As Charlotte F. Cole and Lilith Dollard wrote in "Seeding Change: Using Children’s Media to Promote Social Inclusion the Sesame Street Way," Oscar the Grouch "was specifically designed to foster an appreciation of different perspectives, an important aspect of promoting social inclusion." For all of his rough attitude, and nontraditional living arrangements, he is not a hated character, nor is he a villain. Contrary to what popular culture would dictate, he is cherished and loved for his curmudgeonly attitude and ways, not in spite of them. Played for years by Carol Spinney (who recently passed away at the age of 85), Oscar is a character that is hard to love, but the many monsters and men of Sesame Street love him completely. They seek his counsel, his friendship, and in turn, Oscar (if begrudgingly at times) makes the effort to show up for his friends and family, even if it is hard for him to do so.

Dobrow says that "Oscar, and other grouches we come to meet, all live in what most people would think of as substandard housing — a trash can! — but he's never teased or belittled because of this." She goes to say that even when the "trash can gets reframed [during the] episodes when we go inside Oscar's world and find that it's much more complex," that this reframing "is an important lesson for kids about perspective taking." It is teaching children that what they first notice isn't the whole story of a person, and that even if we don't necessarily understand a person (or Muppet), there's value in getting to know them.

"Over the years there have been so many plotlines in which we've found out that underneath all that grouchiness is someone who, in his own idiosyncratic way, actually cares," she says.

For children, culturally specific social mores are all new, making them even more trying to navigate. We need Oscar because he is often children's first encounter with an unusually different personality, and instead of rejecting him, the characters on Sesame Street embrace him and accept him. "While other characters may disagree with Oscar’s likes and dislikes, they engage with him with a level of respect that models compassion and understanding of differences and conveys the message that people who are different can interact positively and can even be friends," noted Cole and Dollard. That ability to form respectful, positive friendships is often more than the rest of us manage to accomplish. I'm not saying that Oscar is advocating for people to get along all of the time, or even modeling how "we can all be friends." What he models is inclusion of people who are different, who are maybe just a little "much," a "little strange" to you or your children. We need Oscar because he teaches us to offer grace to those who present themselves in a way we don't understand.

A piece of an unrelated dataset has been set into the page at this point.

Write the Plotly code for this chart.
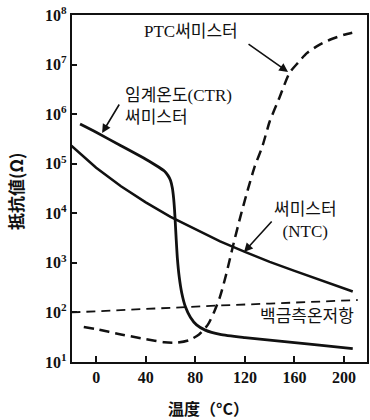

I need Oscar because I need to remind myself that while I may be a lot, I am not unlovable or even unlikeable. I am merely different. I've spent a lifetime trying to reckon my personality with what is or is not normal, and it is exhausting. Kids like me need more Oscars. They need more examples of atypical personalities being cherished and loved because they are so few and far between. They need families and relationships that look different because these things are not societal monoliths. No one family looks like another, and some of them look nothing like what you'd expect.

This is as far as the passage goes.